First of all, the tone of the policy and the press conference which followed it remind Nigerians of the era of military dictatorship.  On the rationale for the policy, the acting Public Relations Officer of the NCS, Mr. Joseph Attah, told the Press that “Senators are respected representatives of the people.  When we visit them, we shall discuss and I’m confident that with the gains in this action, they will see reason.”  It is then easy to see that the NCS placed the cart before the horse.  Logic demands that the agency should have held wide ranging discussions with relevant publics, and representatives of the people, before making such a profound, potentially disruptive and controversial policy.
Secondly, did the department not foresee the confusion, sheer agony and public commotion the policy would create?  A man who bought a car ten years ago from a dealer is now required to drive it to a zonal office of the Customs to check whether his car had been smuggled in or whether excise duty was avoided by the importer?
Nigerians see in the new directive one more antic not to increase revenue for the government but to widen the scale of corruption.  At the macroeconomic level, any money raised from this spurious ‘duty’ would amount to extra taxation which will not only further depress the economy but will also inevitably fuel inflation.  Economists are unanimous that 80 per cent of our inflation emanates from imported goods whose prices are at least 40 per cent higher than what obtains in other African countries, essentially because of the corruption in our Customs and the inefficiency of our ports.
Barely ten days ago, Prof. Itse Sagay, Chairman of the Presidential Advisory Committee Against Corruption, despaired about the “brazen impunity” of the corruption in the Customs and said that “the level of insensitivity has become pathological.”
The Customs, he said, has completely ignored the fight against corruption, and it is operating as if it is not in Nigeria.  Sagay narrated the shocking case of a Nigerian who relocated to Nigeria from abroad after 26 years who was made to pay N1.2 million for “approval of personal effects” and who paid for physical examination of items because the scanner was not working.  “Bribe was demanded at every stage of the obstacle race called Customs clearance involving long table, short table and other ingenious instruments of extortion.”
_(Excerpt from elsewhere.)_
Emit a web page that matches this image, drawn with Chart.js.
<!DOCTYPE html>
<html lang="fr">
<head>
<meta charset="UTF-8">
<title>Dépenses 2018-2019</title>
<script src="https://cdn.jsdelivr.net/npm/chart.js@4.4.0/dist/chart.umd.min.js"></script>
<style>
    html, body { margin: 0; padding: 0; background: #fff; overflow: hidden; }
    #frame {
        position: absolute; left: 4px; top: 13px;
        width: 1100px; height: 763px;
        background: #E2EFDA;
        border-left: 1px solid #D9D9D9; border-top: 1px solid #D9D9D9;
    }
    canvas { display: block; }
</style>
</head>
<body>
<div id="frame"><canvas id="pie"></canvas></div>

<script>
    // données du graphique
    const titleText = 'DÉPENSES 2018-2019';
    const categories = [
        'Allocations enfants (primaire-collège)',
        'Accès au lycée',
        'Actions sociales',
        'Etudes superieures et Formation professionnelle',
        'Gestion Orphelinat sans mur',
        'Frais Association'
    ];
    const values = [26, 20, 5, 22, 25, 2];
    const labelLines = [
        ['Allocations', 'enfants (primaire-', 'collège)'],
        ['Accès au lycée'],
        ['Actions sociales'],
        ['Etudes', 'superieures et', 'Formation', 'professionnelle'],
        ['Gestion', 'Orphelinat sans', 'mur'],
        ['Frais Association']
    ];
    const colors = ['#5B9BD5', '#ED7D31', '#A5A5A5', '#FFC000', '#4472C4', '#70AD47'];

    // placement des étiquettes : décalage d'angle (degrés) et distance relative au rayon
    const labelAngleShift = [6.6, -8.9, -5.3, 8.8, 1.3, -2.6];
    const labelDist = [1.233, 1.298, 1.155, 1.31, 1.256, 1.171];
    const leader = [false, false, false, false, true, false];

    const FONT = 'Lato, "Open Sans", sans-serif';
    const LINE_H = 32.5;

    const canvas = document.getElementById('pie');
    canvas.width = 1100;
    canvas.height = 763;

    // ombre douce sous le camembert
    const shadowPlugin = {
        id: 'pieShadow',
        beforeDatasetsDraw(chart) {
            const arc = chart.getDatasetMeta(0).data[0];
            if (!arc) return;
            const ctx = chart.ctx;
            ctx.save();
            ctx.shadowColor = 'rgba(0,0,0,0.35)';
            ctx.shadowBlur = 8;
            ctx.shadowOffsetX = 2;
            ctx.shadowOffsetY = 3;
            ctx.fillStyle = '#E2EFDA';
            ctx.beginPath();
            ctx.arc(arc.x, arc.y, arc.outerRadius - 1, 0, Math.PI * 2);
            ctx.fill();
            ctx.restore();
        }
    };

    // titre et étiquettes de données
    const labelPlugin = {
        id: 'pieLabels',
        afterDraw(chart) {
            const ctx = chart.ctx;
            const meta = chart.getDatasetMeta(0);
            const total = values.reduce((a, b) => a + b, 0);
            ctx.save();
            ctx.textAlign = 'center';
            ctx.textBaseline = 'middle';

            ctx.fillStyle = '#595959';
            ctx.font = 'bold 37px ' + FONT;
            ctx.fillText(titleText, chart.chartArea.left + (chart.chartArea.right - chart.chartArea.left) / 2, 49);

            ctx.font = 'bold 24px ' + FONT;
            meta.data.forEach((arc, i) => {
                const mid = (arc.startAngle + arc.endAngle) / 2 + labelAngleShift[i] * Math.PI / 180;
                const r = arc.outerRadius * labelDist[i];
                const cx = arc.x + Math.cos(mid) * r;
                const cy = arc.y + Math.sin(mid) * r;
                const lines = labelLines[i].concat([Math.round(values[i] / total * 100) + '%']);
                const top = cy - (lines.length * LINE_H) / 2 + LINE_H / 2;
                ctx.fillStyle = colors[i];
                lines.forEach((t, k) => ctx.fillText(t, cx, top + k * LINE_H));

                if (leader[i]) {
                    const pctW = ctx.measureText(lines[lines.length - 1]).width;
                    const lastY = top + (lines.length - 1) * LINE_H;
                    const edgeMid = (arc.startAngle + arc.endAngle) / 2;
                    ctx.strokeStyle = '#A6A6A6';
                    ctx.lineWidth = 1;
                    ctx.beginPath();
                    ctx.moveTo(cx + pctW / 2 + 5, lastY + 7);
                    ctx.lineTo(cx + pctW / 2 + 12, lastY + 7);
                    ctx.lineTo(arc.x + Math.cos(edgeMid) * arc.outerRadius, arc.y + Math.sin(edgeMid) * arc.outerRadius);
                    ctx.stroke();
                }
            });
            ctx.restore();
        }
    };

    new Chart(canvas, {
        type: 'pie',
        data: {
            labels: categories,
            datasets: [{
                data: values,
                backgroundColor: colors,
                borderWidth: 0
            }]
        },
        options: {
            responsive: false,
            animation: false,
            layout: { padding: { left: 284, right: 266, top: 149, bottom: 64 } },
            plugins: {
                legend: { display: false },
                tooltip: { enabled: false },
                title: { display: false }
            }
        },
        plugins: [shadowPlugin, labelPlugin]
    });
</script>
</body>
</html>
We had thought that Col. Ali, given his credentials, would turn the NCS around and usher in a new era in the Customs Service.  Now, the Colonel is heading for a confrontation with the National Assembly on this and other issues.  We urge the NCS to see the irrationality of the policy it is proposing, and spare Nigerians further provocation and grief.
A Nigerian who has completed the registration of a motor vehicle should never be asked about Customs papers under any circumstances.  It is not just an insult on the intelligence of Nigerians, it is an impertinent demand that Nigerians pay for the incompetence of the Customs Service. It is the vehicular equivalent of the shocking midnight raids on rice markets.
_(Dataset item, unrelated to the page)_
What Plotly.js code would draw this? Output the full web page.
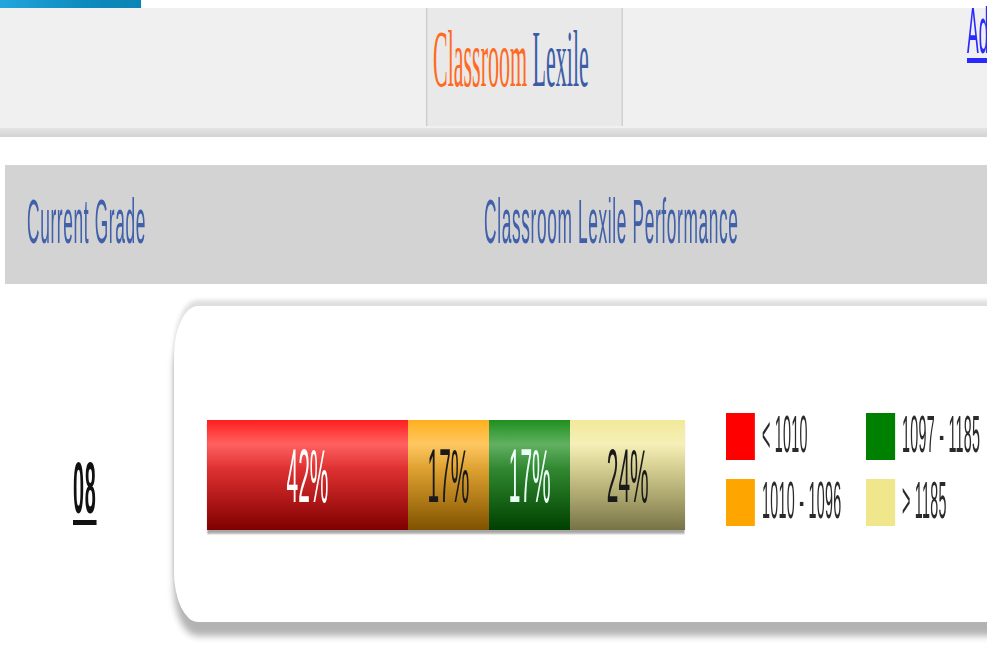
<!DOCTYPE html>
<html><head><meta charset="utf-8">
<script src="https://cdn.plot.ly/plotly-3.0.1.min.js"></script>
<style>
html,body{margin:0;padding:0;width:987px;height:649px;overflow:hidden;background:#fff;}
:root{--s:0.275;}
#wrap{position:absolute;left:0;top:0;width:calc(987px / var(--s));height:649px;transform:scaleX(var(--s));transform-origin:0 0;font-family:"Liberation Sans",Arial,sans-serif;overflow:hidden;}
.a{position:absolute;white-space:nowrap;}
#topstrip{left:0;top:0;width:calc(141px / var(--s));height:8px;background:linear-gradient(90deg,#22a6dd,#0c8bbd 60%,#0a84b4);}
#nav{left:0;top:8px;width:100%;height:120px;background:#f0f0f0;}
#navline{left:0;top:128px;width:100%;height:9px;background:linear-gradient(#e4e4e4,#d3d3d3);}
#tab{left:calc(426px / var(--s));top:8px;width:calc(197px / var(--s));height:118px;background:#e9e9e9;box-sizing:border-box;border-left:calc(1.5px / var(--s)) solid #cdcdcd;border-right:calc(1.5px / var(--s)) solid #cdcdcd;}
#title{left:calc(433px / var(--s));top:19px;font-family:"Liberation Serif","Times New Roman",serif;font-size:80px;line-height:80px;}
#title .c1{color:#ff6a21;} #title .c2{color:#3c5ca8;}
#adlink{left:calc(967px / var(--s));top:-1px;font-size:64px;line-height:64px;color:#2a2aff;text-decoration:underline;text-decoration-thickness:5px;text-underline-offset:5px;}
#hdr{left:calc(5px / var(--s));top:165px;width:calc(990px / var(--s));height:119px;background:#d3d3d3;}
.htext{top:190px;font-size:63px;line-height:63px;color:#4060aa;letter-spacing:2.3px;}
#card{left:calc(174px / var(--s));top:306px;width:calc(840px / var(--s));height:316px;background:#fff;border-radius:calc(24px / var(--s)) / 50px;box-shadow:0 16px 14px -2px rgba(0,0,0,0.30),0 -6px 9px rgba(0,0,0,0.13);}
#grade{left:calc(73px / var(--s));top:452px;font-size:72px;line-height:72px;font-weight:bold;color:#111;text-decoration:underline;text-decoration-thickness:5px;text-underline-offset:7px;letter-spacing:3px;}
.plotbox{left:calc(207px / var(--s));top:420px;width:calc(478px / var(--s));height:110px;}
#gloss{pointer-events:none;
 background:linear-gradient(to bottom,rgba(255,255,255,0.12) 0%,rgba(255,255,255,0.38) 22%,rgba(150,150,150,0.32) 45%,rgba(60,60,60,0.4) 72%,rgba(0,0,0,0.5) 100%);
 box-shadow:0 4px 3px rgba(0,0,0,0.35);}
.sw{width:calc(29px / var(--s));height:47px;}
.lt{font-size:52px;line-height:52px;color:#2a2a2a;letter-spacing:1px;}
</style></head>
<body>
<div id="wrap">
  <div class="a" id="topstrip"></div>
  <div class="a" id="nav"></div>
  <div class="a" id="navline"></div>
  <div class="a" id="tab"></div>
  <div class="a" id="title"><span class="c1">Classroom</span> <span class="c2">Lexile</span></div>
  <div class="a" id="adlink">Ad</div>
  <div class="a" id="hdr"></div>
  <div class="a htext" style="left:calc(27px / var(--s));">Current Grade</div>
  <div class="a htext" style="left:calc(484px / var(--s));">Classroom Lexile Performance</div>
  <div class="a" id="card"></div>
  <div class="a" id="grade"></div>
  <div class="a plotbox" id="plot"></div>
  <div class="a plotbox" id="gloss"></div>
  <div class="a plotbox" id="labels"></div>
  <div id="legend"></div>
</div>
<script>
const categories = ['< 1010', '1010 - 1096', '1097 - 1185', '> 1185'];
const percentValues = [42, 17, 17, 24];
const barColors = ['#ff0000', '#ffa500', '#008000', '#f0e68c'];
const labelColors = ['#ffffff', '#1a1a1a', '#eafff6', '#1a1a1a'];
const gradeLabels = ['08'];

const S = 0.275;
document.getElementById('grade').textContent = gradeLabels[0];

function makeTraces(withFill, withText) {
  return categories.map((name, i) => ({
    type: 'bar', orientation: 'h',
    y: [gradeLabels[0]], x: [percentValues[i]],
    name: name,
    marker: {color: withFill ? barColors[i] : 'rgba(0,0,0,0)', line: {width: 0}},
    text: withText ? [percentValues[i] + '%'] : [''],
    textposition: 'inside', insidetextanchor: 'middle',
    textfont: {color: labelColors[i], size: 76, family: 'Liberation Sans, Arial, sans-serif'},
    hoverinfo: 'skip'
  }));
}
const layout = {
  width: Math.round(478 / S), height: 110,
  margin: {l: 0, r: 0, t: 0, b: 0, pad: 0},
  barmode: 'stack', bargap: 0, showlegend: false,
  xaxis: {range: [0, 100], visible: false, fixedrange: true},
  yaxis: {type: 'category', range: [-0.5, 0.5], visible: false, fixedrange: true},
  paper_bgcolor: 'rgba(0,0,0,0)', plot_bgcolor: 'rgba(0,0,0,0)'
};
const cfg = {displayModeBar: false, staticPlot: true};
// bars (below gloss) and their value labels (above gloss)
Plotly.newPlot('plot', makeTraces(true, false), JSON.parse(JSON.stringify(layout)), cfg);
Plotly.newPlot('labels', makeTraces(false, true), JSON.parse(JSON.stringify(layout)), cfg);

// legend (2 rows, column-major)
const leg = document.getElementById('legend');
const colX = [726, 866], rowY = [413, 479];
categories.forEach((name, i) => {
  const c = Math.floor(i / 2), r = i % 2;
  const sw = document.createElement('div');
  sw.className = 'a sw';
  sw.style.left = (colX[c] / S) + 'px';
  sw.style.top = rowY[r] + 'px';
  sw.style.background = barColors[i];
  leg.appendChild(sw);
  const t = document.createElement('div');
  t.className = 'a lt';
  t.style.left = ((colX[c] + 36) / S) + 'px';
  t.style.top = (rowY[r] - 5) + 'px';
  t.textContent = name;
  leg.appendChild(t);
});
</script>
</body></html>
Just before Christmas, the agency raided a Lagos Market between the unholy hours of 1 a.m. and 3 a.m. and carted away 580 bags of rice.  On February 22, its officials invaded the Kayero Market in Sango Ota, Ogun State. They broke into traders’ shops in the wee hours of the morning and carted away goods estimated at billions of naira with no court orders or search warrants.
Even if they had those warrants, the law demands that they be executed in the presence of the shop or premises owners.  Last week, Customs officials also killed two persons at Kobape in Obafemi Owode Local Government Area along the Abeokuta-Sagamu Expressway in a so-called chase of a vehicle suspected to be carrying some bags of rice.
The Customs should confine its activities to the border posts and end the harassment of Nigerians. It should stop the extortion of traders and innocent Nigerians in the name of revenue drive.